Until now, there has never been a definitive Wayne record from this period. The frenzied pace of all those leaks was part of his mystique, sure, but where is the title banner? What hour of music argues for his place in the canon? After weeks of deliberation, we settled on this, the 2dopeboyz edit of Tha Carter III:

1. I’m Me
2. I’m A Beast
3. Kush
4. When You See Me
5. A Milli
6. I Know The Future f. Mack Maine
7. Scarface
8. I Feel Like Dying
9. Pussy, Money, Weed
10. Gossip
11. What He Does
12. Tie My Hands f. Robin Thicke
13. La, La, La
14. Prostitute Flange
15. Beat Without Bass
16. Let The Beat Build

(The rules were simple: anything that came out after Tha Carter II and before (or on) Tha Carter III was fair game, so long as it was over original production. “Beat Without Bass” was technically a Freekey Zekey song, but it is not, for all intents and purposes, a Freekey Zekey song.)

What’s left is the story of a man immune to everything but his vices. From “I’m Me” through “Scarface”, Wayne is bulletproof. He’s laughing at the feds on “A Milli”; he’s laughing at monogamy on “I’m A Beast”. Rap and everything it brought him—the women and the jewelry and the devil-proof coffins—is a cure-all like none he could have imagined. When he says on Kush, “I got a grill, I don’t have to get my tooth fixed”, it’s more than just a clever boast. He can hardly believe life is this good.
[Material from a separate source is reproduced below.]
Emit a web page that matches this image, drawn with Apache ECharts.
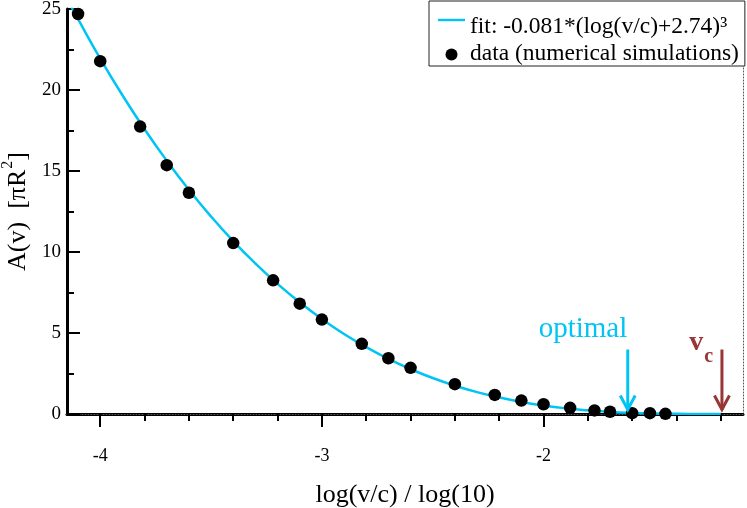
<!DOCTYPE html>
<html><head><meta charset="utf-8">
<script src="https://cdn.jsdelivr.net/npm/echarts@6/dist/echarts.min.js"></script>
<style>html,body{margin:0;padding:0;background:#fff}#c{width:747px;height:508px}</style>
</head><body><div id="c"></div>
<script>
// Simulation data
const simX = [-4.10, -4.00, -3.82, -3.70, -3.60, -3.40, -3.22, -3.10, -3.00, -2.82, -2.70, -2.60, -2.40, -2.22, -2.10, -2.00, -1.88, -1.77, -1.70, -1.60, -1.52, -1.45];
const simY = [24.69, 21.78, 17.74, 15.36, 13.66, 10.55, 8.25, 6.81, 5.83, 4.33, 3.44, 2.85, 1.84, 1.18, 0.83, 0.60, 0.38, 0.22, 0.14, 0.05, 0.05, 0.01];
// Fit curve
const fitX = [-4.15, -4.125, -4.1, -4.0, -3.9, -3.8, -3.7, -3.6, -3.5, -3.4, -3.3, -3.2, -3.1, -3.0, -2.9, -2.8, -2.7, -2.6, -2.5, -2.4, -2.3, -2.2, -2.1, -2.0, -1.9, -1.8, -1.7, -1.6, -1.5, -1.4, -1.3, -1.2];
const fitY = [25.65, 25.0, 24.37, 21.94, 19.68, 17.58, 15.64, 13.84, 12.19, 10.67, 9.29, 8.03, 6.89, 5.86, 4.94, 4.13, 3.40, 2.77, 2.22, 1.75, 1.35, 1.02, 0.745, 0.526, 0.354, 0.225, 0.131, 0.068, 0.029, 0.009, 0.001, 0.0];
// Tick values
const xMajorTicks = [-4, -3, -2];
const xMinorTicks = [-3.8, -3.6, -3.4, -3.2, -2.8, -2.6, -2.4, -2.2, -1.8, -1.6, -1.4, -1.2];
const yTickLabels = [0, 5, 10, 15, 20, 25];
// Annotations
const arrowX = [-1.62, -1.195];
const arrowTopY = 3.98;
const arrowTipY = 0.28;
const optimalLabel = [-1.822, 5.22];
const vLabel = [-1.311, 4.41];
const cLabel = [-1.255, 3.55];

const CYAN = '#00c4f4';
const RED = '#993535';
const FONT = "'Liberation Serif', 'Times New Roman', serif";
const X_MIN = -4.15, X_MAX = -1.1, Y_MIN = 0, Y_MAX = 25;

const chart = echarts.init(document.getElementById('c'), null, {renderer: 'canvas'});
const gridPos = {left: 67, right: 4, top: 9, bottom: 94, containLabel: false, outerBoundsMode: 'none'};
const option = {
  animation: false,
  backgroundColor: '#fff',
  textStyle: {fontFamily: FONT, color: '#000'},
  grid: [Object.assign({}, gridPos), Object.assign({}, gridPos)],
  legend: {
    orient: 'vertical', left: 429, top: 1, align: 'left',
    padding: [14, 6, 0, 9],
    borderColor: '#222', borderWidth: 1, backgroundColor: '#fff',
    itemWidth: 27, itemHeight: 12, itemGap: 3,
    textStyle: {fontFamily: FONT, fontSize: 23.5, color: '#000',
      rich: {
        s: {fontSize: 10, fontFamily: FONT, verticalAlign: 'bottom', lineHeight: 38},
        m: {fontSize: 23.5, fontFamily: FONT, color: '#000', verticalAlign: 'bottom', lineHeight: 23}
      }},
    data: [{name: 'fit', icon: 'path://M0,0L27,0L27,2.4L0,2.4Z'}, {name: 'data', icon: 'circle'}],
    formatter: function (n) { return n === 'fit' ? '{s|\u200b}{m|fit: -0.081*(log(v/c)+2.74)\u00b3}' : '{m|data (numerical simulations)}'; }
  },
  xAxis: [
    {type: 'value', gridIndex: 0, position: 'bottom', min: X_MIN, max: X_MAX,
      name: 'log(v/c) / log(10)', nameLocation: 'middle', nameGap: 68,
      nameTextStyle: {fontSize: 26, fontFamily: FONT, color: '#000'},
      axisLine: {show: true, onZero: false, lineStyle: {color: '#000', width: 3}},
      axisTick: {show: true, inside: false, length: 13, lineStyle: {color: '#000', width: 2}, customValues: xMajorTicks},
      axisLabel: {show: true, margin: 33, fontSize: 18, fontFamily: FONT, color: '#000', customValues: xMajorTicks,
        formatter: function (v) { return String(v); }},
      splitLine: {show: false}},
    {type: 'value', gridIndex: 0, position: 'top', min: X_MIN, max: X_MAX,
      axisLine: {show: true, lineStyle: {color: '#555', width: 1, type: [1, 2]}},
      axisTick: {show: false}, axisLabel: {show: false}, splitLine: {show: false}},
    {type: 'value', gridIndex: 1, position: 'bottom', min: X_MIN, max: X_MAX,
      axisLine: {show: false},
      axisTick: {show: true, inside: false, length: 7, lineStyle: {color: '#000', width: 2}, customValues: xMinorTicks},
      axisLabel: {show: false}, splitLine: {show: false}}
  ],
  yAxis: [
    {type: 'value', gridIndex: 0, position: 'left', min: Y_MIN, max: Y_MAX, interval: 5,
      name: '{m|A(v)  [πR}{sup|2}{m|]}', nameLocation: 'middle', nameGap: 34, nameRotate: 90,
      nameTextStyle: {fontSize: 26, fontFamily: FONT, color: '#000',
        rich: {
          m: {fontSize: 26, fontFamily: FONT, color: '#000', verticalAlign: 'bottom', lineHeight: 28},
          sup: {fontSize: 16, fontFamily: FONT, color: '#000', verticalAlign: 'bottom', lineHeight: 16, padding: [0, 0, 15, 1]}
        }},
      axisLine: {show: true, onZero: false, lineStyle: {color: '#000', width: 3}},
      axisTick: {show: true, inside: true, length: 13, lineStyle: {color: '#000', width: 2}},
      minorTick: {show: true, splitNumber: 2, length: 7, lineStyle: {color: '#000', width: 2}},
      axisLabel: {show: true, margin: 6, fontSize: 19, fontFamily: FONT, color: '#000',
        customValues: yTickLabels, formatter: function (v) { return String(v); }},
      splitLine: {show: false}, minorSplitLine: {show: false}},
    {type: 'value', gridIndex: 0, position: 'right', min: Y_MIN, max: Y_MAX,
      axisLine: {show: true, lineStyle: {color: '#555', width: 1, type: [1, 2]}},
      axisTick: {show: false}, axisLabel: {show: false}, splitLine: {show: false}},
    {type: 'value', gridIndex: 1, min: Y_MIN, max: Y_MAX, show: false}
  ],
  series: [
    {name: 'fit', type: 'line', xAxisIndex: 0, yAxisIndex: 0, smooth: true, symbol: 'none', clip: true,
      lineStyle: {color: CYAN, width: 2.5}, itemStyle: {color: CYAN},
      data: fitX.map(function (x, i) { return [x, fitY[i]]; }), z: 2},
    {name: 'data', type: 'scatter', xAxisIndex: 0, yAxisIndex: 0, symbol: 'circle', symbolSize: 12.5,
      itemStyle: {color: '#000', opacity: 1}, clip: false,
      data: simX.map(function (x, i) { return [x, simY[i]]; }), z: 3}
  ]
};
chart.setOption(option);

function px(x, y) { return chart.convertToPixel({xAxisIndex: 0, yAxisIndex: 0}, [x, y]); }
const colors = [CYAN, RED];
const graphics = [];
arrowX.forEach(function (ax, i) {
  const top = px(ax, arrowTopY), tip = px(ax, arrowTipY);
  graphics.push({type: 'line', z: 50, shape: {x1: top[0], y1: top[1], x2: tip[0], y2: tip[1]},
    style: {stroke: colors[i], lineWidth: 3}});
  graphics.push({type: 'polyline', z: 50, shape: {points: [[tip[0] - 7.5, tip[1] - 14], [tip[0], tip[1]], [tip[0] + 7.5, tip[1] - 14]]},
    style: {stroke: colors[i], lineWidth: 3, fill: null}});
});
const o = px(optimalLabel[0], optimalLabel[1]);
graphics.push({type: 'text', z: 50, x: o[0], y: o[1], style: {text: 'optimal', fill: CYAN, font: "29px " + FONT, textAlign: 'center', textVerticalAlign: 'middle'}});
const v = px(vLabel[0], vLabel[1]);
graphics.push({type: 'text', z: 50, x: v[0], y: v[1], style: {text: 'v', fill: RED, font: "bold 28px " + FONT, textAlign: 'center', textVerticalAlign: 'middle'}});
const c = px(cLabel[0], cLabel[1]);
graphics.push({type: 'text', z: 50, x: c[0], y: c[1], style: {text: 'c', fill: RED, font: "bold 20px " + FONT, textAlign: 'center', textVerticalAlign: 'middle'}});
chart.setOption({graphic: graphics});
</script>
</body></html>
But then come the enemies Wayne conjured out of his own blunt smoke and paranoia. “I Feel Like Dying” (which was, for all intents and purposes, the first based freestyle) is a bad trip in audio form, and perhaps the best illustration of his warning from “Live From The 504”: “And to the kids, drugs kill, I’m acknowledging that/But when I’m on the drugs, I don’t have a problem with that”. When the hedonism from “Pussy, Money, Weed” and the professional pitfalls of “Gossip” finally take their toll, it’s back to basics.

Wayne’s superhuman façade cracks on “What He Does”, revealing something grittier and decidedly more empathetic—insofar as drug dealers inspire empathy. The twin tributes to his city are just as touching: “Tie My Hands” drags the listener through the botched response to Katrina, while “La, La, La” places you squarely in the carefree summers of Wayne’s childhood. These give way to the perplexingly feminist “Prostitute Flange”, and then one of the greatest victory laps in all of rap. This Carter III would not only be the pinnacle of Wayne’s vast catalog, but one of the finest rap releases of the 2000s.

lil-wayne-carter-iii-2dbz-panel

To help explain what makes these records stand out above the rest, we rounded up a team of contributors from across the continent. Jibril Yassin is a writer from Edmonton who was listening to “Blood on the Leaves” when the CBC cuts were announced. Minneapolis-based Jack Spencer is best known as the rap head at City Pages. Also from the Twin Cities is rapper Tony the Scribe, one-half of the duo KILLSTREAK. Max Bell, Tosten Burks, Eric Thurm, and Alex Koenig are all contributors at Passion of the Weiss, the rap internet’s best-kept secret.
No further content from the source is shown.